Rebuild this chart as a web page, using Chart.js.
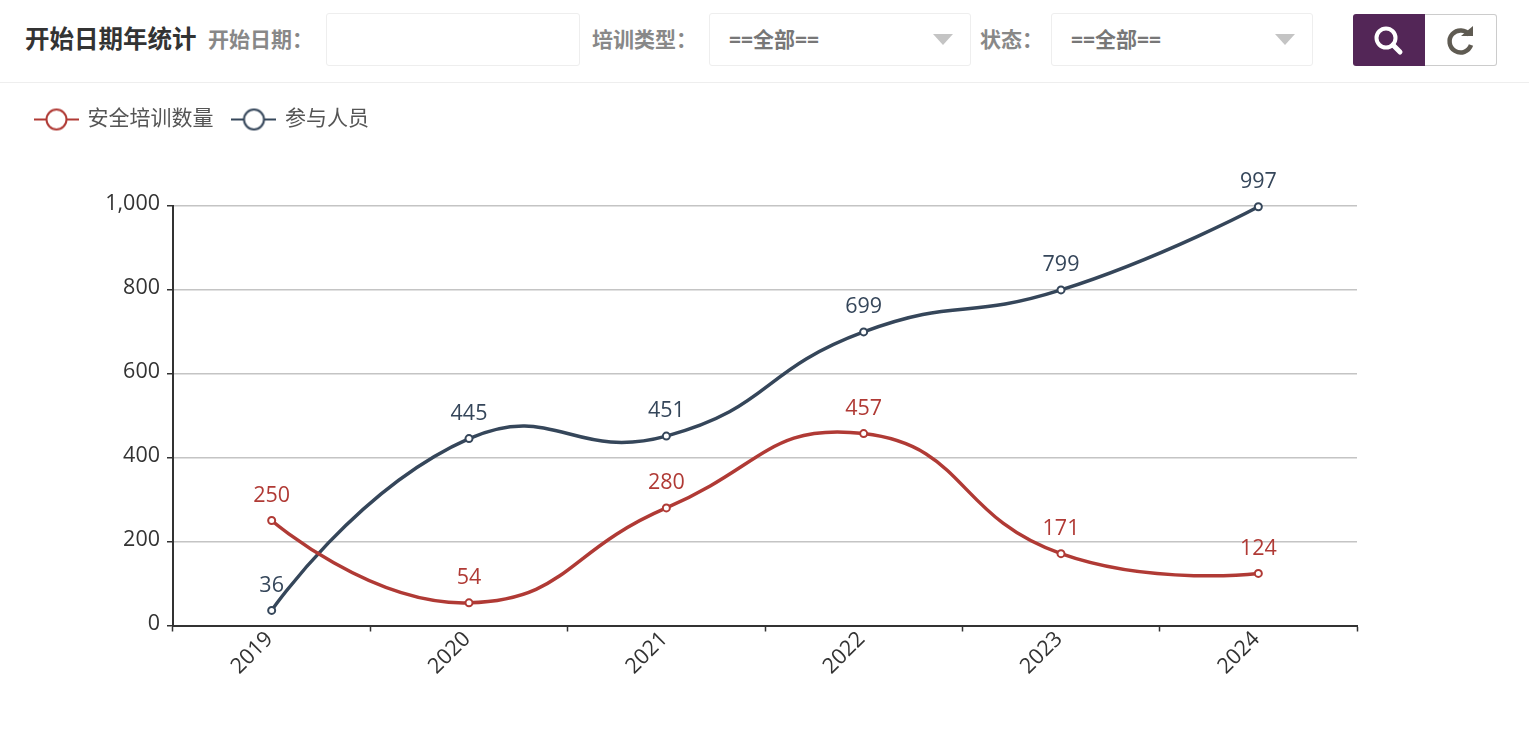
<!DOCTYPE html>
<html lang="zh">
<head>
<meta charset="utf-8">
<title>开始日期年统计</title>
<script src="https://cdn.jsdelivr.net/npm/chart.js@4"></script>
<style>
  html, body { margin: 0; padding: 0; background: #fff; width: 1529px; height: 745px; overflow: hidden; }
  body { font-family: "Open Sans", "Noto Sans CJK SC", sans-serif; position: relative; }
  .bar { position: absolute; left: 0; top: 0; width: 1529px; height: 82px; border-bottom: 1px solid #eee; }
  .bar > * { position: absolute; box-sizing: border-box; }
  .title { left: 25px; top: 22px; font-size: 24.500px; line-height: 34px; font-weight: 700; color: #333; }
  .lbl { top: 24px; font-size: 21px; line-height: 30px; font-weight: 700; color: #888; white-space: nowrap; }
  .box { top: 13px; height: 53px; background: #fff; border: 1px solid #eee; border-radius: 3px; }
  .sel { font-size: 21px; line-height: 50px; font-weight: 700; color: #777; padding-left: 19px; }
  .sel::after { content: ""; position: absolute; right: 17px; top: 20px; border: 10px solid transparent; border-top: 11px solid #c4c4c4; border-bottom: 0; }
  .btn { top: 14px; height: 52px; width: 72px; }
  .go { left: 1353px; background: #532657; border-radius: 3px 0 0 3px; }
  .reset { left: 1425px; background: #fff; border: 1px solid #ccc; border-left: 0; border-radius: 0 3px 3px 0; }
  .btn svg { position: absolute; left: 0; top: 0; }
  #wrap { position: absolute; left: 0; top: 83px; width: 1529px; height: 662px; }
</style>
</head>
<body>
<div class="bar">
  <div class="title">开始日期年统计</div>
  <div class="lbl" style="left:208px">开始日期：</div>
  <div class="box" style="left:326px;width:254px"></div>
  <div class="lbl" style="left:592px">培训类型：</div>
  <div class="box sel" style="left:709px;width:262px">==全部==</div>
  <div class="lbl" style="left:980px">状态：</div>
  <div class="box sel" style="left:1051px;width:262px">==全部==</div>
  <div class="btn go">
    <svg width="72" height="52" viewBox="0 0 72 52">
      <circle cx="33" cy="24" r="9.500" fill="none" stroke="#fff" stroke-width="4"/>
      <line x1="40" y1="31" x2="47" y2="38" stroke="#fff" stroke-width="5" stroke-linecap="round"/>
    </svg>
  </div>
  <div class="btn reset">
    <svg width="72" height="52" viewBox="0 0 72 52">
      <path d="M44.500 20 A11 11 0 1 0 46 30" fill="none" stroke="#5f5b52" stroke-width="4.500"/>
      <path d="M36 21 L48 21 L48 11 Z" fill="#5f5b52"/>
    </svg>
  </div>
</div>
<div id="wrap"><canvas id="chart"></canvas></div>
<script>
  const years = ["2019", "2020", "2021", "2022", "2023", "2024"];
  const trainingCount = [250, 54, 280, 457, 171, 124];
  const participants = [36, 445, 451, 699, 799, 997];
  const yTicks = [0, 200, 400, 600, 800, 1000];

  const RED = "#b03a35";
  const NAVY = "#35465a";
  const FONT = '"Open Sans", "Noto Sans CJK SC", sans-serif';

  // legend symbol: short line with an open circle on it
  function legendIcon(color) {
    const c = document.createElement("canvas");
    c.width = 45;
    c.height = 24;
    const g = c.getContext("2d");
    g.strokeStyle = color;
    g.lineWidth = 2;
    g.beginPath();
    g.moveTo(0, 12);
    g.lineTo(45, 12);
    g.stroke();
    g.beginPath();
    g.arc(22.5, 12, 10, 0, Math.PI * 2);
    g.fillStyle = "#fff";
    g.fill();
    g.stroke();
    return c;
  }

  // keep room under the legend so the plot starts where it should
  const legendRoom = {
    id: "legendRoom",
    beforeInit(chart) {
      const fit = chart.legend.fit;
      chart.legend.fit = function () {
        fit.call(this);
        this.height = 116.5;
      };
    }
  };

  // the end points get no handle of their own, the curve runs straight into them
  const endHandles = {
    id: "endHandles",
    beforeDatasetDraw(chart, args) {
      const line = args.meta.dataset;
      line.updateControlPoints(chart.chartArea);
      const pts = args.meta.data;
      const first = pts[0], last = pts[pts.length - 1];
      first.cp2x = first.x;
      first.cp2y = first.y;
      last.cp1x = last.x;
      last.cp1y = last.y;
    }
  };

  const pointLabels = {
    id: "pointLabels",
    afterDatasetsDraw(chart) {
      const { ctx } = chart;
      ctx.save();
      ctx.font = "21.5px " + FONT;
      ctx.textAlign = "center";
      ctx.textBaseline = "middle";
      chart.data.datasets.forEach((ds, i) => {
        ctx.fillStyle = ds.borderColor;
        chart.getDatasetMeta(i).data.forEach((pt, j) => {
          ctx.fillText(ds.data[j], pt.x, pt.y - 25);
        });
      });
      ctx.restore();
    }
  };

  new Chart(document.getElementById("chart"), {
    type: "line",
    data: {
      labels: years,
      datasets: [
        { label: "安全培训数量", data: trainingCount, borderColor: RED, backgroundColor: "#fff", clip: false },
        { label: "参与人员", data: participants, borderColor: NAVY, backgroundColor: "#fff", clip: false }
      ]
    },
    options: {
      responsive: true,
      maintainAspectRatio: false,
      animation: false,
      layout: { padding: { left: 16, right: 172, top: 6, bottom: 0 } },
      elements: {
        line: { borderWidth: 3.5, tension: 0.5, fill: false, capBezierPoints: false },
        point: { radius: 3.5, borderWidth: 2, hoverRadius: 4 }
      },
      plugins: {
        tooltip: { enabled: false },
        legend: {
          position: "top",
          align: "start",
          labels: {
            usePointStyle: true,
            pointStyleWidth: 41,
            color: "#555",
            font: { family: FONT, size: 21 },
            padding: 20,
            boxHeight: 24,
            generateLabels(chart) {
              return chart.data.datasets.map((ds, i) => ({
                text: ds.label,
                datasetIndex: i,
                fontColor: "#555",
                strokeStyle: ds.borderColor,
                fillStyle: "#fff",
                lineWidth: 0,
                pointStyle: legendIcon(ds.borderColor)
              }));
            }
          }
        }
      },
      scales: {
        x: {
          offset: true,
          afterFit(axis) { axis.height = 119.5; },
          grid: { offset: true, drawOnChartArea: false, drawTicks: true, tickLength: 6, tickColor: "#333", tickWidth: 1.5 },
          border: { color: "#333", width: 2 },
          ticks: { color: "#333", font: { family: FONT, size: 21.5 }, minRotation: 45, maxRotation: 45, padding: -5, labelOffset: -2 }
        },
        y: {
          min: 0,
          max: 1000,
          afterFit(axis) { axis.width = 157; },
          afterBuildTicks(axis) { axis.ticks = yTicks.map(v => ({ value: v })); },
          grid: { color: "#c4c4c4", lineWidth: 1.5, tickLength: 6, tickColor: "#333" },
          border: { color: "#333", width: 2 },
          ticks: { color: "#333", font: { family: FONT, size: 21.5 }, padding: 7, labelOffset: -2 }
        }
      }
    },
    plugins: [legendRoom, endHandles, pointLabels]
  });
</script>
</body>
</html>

^^^^

Transcribe each line above verbatim, with the pictures left out.

Task solution
Rebuild this chart as a web page, using Chart.js.
<!DOCTYPE html>
<html lang="zh">
<head>
<meta charset="utf-8">
<title>开始日期年统计</title>
<script src="https://cdn.jsdelivr.net/npm/chart.js@4"></script>
<style>
  html, body { margin: 0; padding: 0; background: #fff; width: 1529px; height: 745px; overflow: hidden; }
  body { font-family: "Open Sans", "Noto Sans CJK SC", sans-serif; position: relative; }
  .bar { position: absolute; left: 0; top: 0; width: 1529px; height: 82px; border-bottom: 1px solid #eee; }
  .bar > * { position: absolute; box-sizing: border-box; }
  .title { left: 25px; top: 22px; font-size: 24.500px; line-height: 34px; font-weight: 700; color: #333; }
  .lbl { top: 24px; font-size: 21px; line-height: 30px; font-weight: 700; color: #888; white-space: nowrap; }
  .box { top: 13px; height: 53px; background: #fff; border: 1px solid #eee; border-radius: 3px; }
  .sel { font-size: 21px; line-height: 50px; font-weight: 700; color: #777; padding-left: 19px; }
  .sel::after { content: ""; position: absolute; right: 17px; top: 20px; border: 10px solid transparent; border-top: 11px solid #c4c4c4; border-bottom: 0; }
  .btn { top: 14px; height: 52px; width: 72px; }
  .go { left: 1353px; background: #532657; border-radius: 3px 0 0 3px; }
  .reset { left: 1425px; background: #fff; border: 1px solid #ccc; border-left: 0; border-radius: 0 3px 3px 0; }
  .btn svg { position: absolute; left: 0; top: 0; }
  #wrap { position: absolute; left: 0; top: 83px; width: 1529px; height: 662px; }
</style>
</head>
<body>
<div class="bar">
  <div class="title">开始日期年统计</div>
  <div class="lbl" style="left:208px">开始日期：</div>
  <div class="box" style="left:326px;width:254px"></div>
  <div class="lbl" style="left:592px">培训类型：</div>
  <div class="box sel" style="left:709px;width:262px">==全部==</div>
  <div class="lbl" style="left:980px">状态：</div>
  <div class="box sel" style="left:1051px;width:262px">==全部==</div>
  <div class="btn go">
    <svg width="72" height="52" viewBox="0 0 72 52">
      <circle cx="33" cy="24" r="9.500" fill="none" stroke="#fff" stroke-width="4"/>
      <line x1="40" y1="31" x2="47" y2="38" stroke="#fff" stroke-width="5" stroke-linecap="round"/>
    </svg>
  </div>
  <div class="btn reset">
    <svg width="72" height="52" viewBox="0 0 72 52">
      <path d="M44.500 20 A11 11 0 1 0 46 30" fill="none" stroke="#5f5b52" stroke-width="4.500"/>
      <path d="M36 21 L48 21 L48 11 Z" fill="#5f5b52"/>
    </svg>
  </div>
</div>
<div id="wrap"><canvas id="chart"></canvas></div>
<script>
  const years = ["2019", "2020", "2021", "2022", "2023", "2024"];
  const trainingCount = [250, 54, 280, 457, 171, 124];
  const participants = [36, 445, 451, 699, 799, 997];
  const yTicks = [0, 200, 400, 600, 800, 1000];

  const RED = "#b03a35";
  const NAVY = "#35465a";
  const FONT = '"Open Sans", "Noto Sans CJK SC", sans-serif';

  // legend symbol: short line with an open circle on it
  function legendIcon(color) {
    const c = document.createElement("canvas");
    c.width = 45;
    c.height = 24;
    const g = c.getContext("2d");
    g.strokeStyle = color;
    g.lineWidth = 2;
    g.beginPath();
    g.moveTo(0, 12);
    g.lineTo(45, 12);
    g.stroke();
    g.beginPath();
    g.arc(22.5, 12, 10, 0, Math.PI * 2);
    g.fillStyle = "#fff";
    g.fill();
    g.stroke();
    return c;
  }

  // keep room under the legend so the plot starts where it should
  const legendRoom = {
    id: "legendRoom",
    beforeInit(chart) {
      const fit = chart.legend.fit;
      chart.legend.fit = function () {
        fit.call(this);
        this.height = 116.5;
      };
    }
  };

  // the end points get no handle of their own, the curve runs straight into them
  const endHandles = {
    id: "endHandles",
    beforeDatasetDraw(chart, args) {
      const line = args.meta.dataset;
      line.updateControlPoints(chart.chartArea);
      const pts = args.meta.data;
      const first = pts[0], last = pts[pts.length - 1];
      first.cp2x = first.x;
      first.cp2y = first.y;
      last.cp1x = last.x;
      last.cp1y = last.y;
    }
  };

  const pointLabels = {
    id: "pointLabels",
    afterDatasetsDraw(chart) {
      const { ctx } = chart;
      ctx.save();
      ctx.font = "21.5px " + FONT;
      ctx.textAlign = "center";
      ctx.textBaseline = "middle";
      chart.data.datasets.forEach((ds, i) => {
        ctx.fillStyle = ds.borderColor;
        chart.getDatasetMeta(i).data.forEach((pt, j) => {
          ctx.fillText(ds.data[j], pt.x, pt.y - 25);
        });
      });
      ctx.restore();
    }
  };

  new Chart(document.getElementById("chart"), {
    type: "line",
    data: {
      labels: years,
      datasets: [
        { label: "安全培训数量", data: trainingCount, borderColor: RED, backgroundColor: "#fff", clip: false },
        { label: "参与人员", data: participants, borderColor: NAVY, backgroundColor: "#fff", clip: false }
      ]
    },
    options: {
      responsive: true,
      maintainAspectRatio: false,
      animation: false,
      layout: { padding: { left: 16, right: 172, top: 6, bottom: 0 } },
      elements: {
        line: { borderWidth: 3.5, tension: 0.5, fill: false, capBezierPoints: false },
        point: { radius: 3.5, borderWidth: 2, hoverRadius: 4 }
      },
      plugins: {
        tooltip: { enabled: false },
        legend: {
          position: "top",
          align: "start",
          labels: {
            usePointStyle: true,
            pointStyleWidth: 41,
            color: "#555",
            font: { family: FONT, size: 21 },
            padding: 20,
            boxHeight: 24,
            generateLabels(chart) {
              return chart.data.datasets.map((ds, i) => ({
                text: ds.label,
                datasetIndex: i,
                fontColor: "#555",
                strokeStyle: ds.borderColor,
                fillStyle: "#fff",
                lineWidth: 0,
                pointStyle: legendIcon(ds.borderColor)
              }));
            }
          }
        }
      },
      scales: {
        x: {
          offset: true,
          afterFit(axis) { axis.height = 119.5; },
          grid: { offset: true, drawOnChartArea: false, drawTicks: true, tickLength: 6, tickColor: "#333", tickWidth: 1.5 },
          border: { color: "#333", width: 2 },
          ticks: { color: "#333", font: { family: FONT, size: 21.5 }, minRotation: 45, maxRotation: 45, padding: -5, labelOffset: -2 }
        },
        y: {
          min: 0,
          max: 1000,
          afterFit(axis) { axis.width = 157; },
          afterBuildTicks(axis) { axis.ticks = yTicks.map(v => ({ value: v })); },
          grid: { color: "#c4c4c4", lineWidth: 1.5, tickLength: 6, tickColor: "#333" },
          border: { color: "#333", width: 2 },
          ticks: { color: "#333", font: { family: FONT, size: 21.5 }, padding: 7, labelOffset: -2 }
        }
      }
    },
    plugins: [legendRoom, endHandles, pointLabels]
  });
</script>
</body>
</html>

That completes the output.